* [COLLECTED MATERIAL]:

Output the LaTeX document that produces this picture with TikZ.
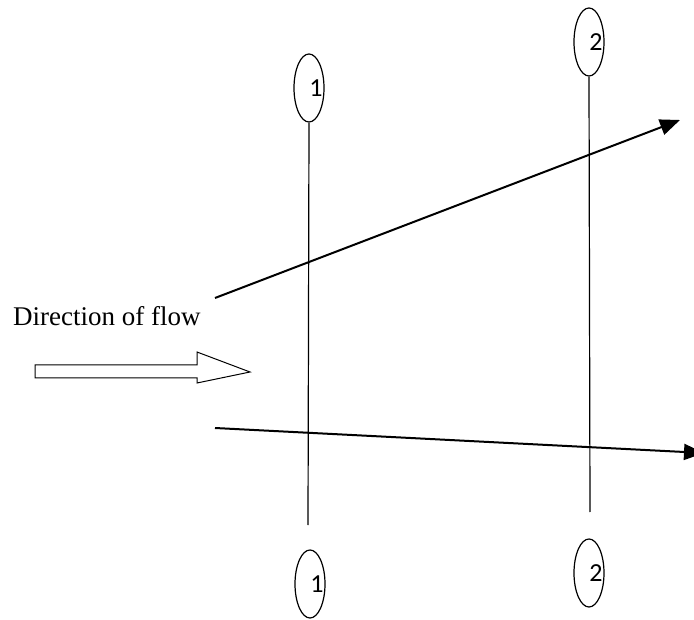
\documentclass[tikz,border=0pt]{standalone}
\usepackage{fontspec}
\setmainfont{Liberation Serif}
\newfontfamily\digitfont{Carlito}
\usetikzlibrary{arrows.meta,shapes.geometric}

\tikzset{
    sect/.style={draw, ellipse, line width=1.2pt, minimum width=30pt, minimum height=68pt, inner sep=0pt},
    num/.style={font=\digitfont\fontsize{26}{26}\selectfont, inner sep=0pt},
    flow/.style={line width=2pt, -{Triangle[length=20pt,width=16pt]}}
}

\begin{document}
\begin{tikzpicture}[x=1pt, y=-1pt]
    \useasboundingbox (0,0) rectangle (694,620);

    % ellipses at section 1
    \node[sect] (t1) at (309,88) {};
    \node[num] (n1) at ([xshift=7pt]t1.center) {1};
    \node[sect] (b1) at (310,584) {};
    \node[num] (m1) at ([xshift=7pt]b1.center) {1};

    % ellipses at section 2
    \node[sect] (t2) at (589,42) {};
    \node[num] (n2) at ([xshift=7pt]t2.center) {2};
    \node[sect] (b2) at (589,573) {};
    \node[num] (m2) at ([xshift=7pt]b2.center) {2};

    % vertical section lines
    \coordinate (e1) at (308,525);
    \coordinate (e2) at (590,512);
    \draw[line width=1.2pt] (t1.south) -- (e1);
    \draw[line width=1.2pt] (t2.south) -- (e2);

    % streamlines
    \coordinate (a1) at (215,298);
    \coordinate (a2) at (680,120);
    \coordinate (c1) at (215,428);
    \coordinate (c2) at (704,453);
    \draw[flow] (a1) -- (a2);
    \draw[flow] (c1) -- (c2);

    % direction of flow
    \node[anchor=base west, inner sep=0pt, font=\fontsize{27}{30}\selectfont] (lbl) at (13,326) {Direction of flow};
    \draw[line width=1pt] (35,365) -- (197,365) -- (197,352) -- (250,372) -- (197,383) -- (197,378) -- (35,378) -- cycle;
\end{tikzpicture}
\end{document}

* [THE TASK]:
Return nothing but the lines running from the start of the data to the line with "(0,0) rectangle (694,620);", please, both ends included and no pictures.

* [THE RESPONSE]:
Output the LaTeX document that produces this picture with TikZ.
\documentclass[tikz,border=0pt]{standalone}
\usepackage{fontspec}
\setmainfont{Liberation Serif}
\newfontfamily\digitfont{Carlito}
\usetikzlibrary{arrows.meta,shapes.geometric}

\tikzset{
    sect/.style={draw, ellipse, line width=1.2pt, minimum width=30pt, minimum height=68pt, inner sep=0pt},
    num/.style={font=\digitfont\fontsize{26}{26}\selectfont, inner sep=0pt},
    flow/.style={line width=2pt, -{Triangle[length=20pt,width=16pt]}}
}

\begin{document}
\begin{tikzpicture}[x=1pt, y=-1pt]
    \useasboundingbox (0,0) rectangle (694,620);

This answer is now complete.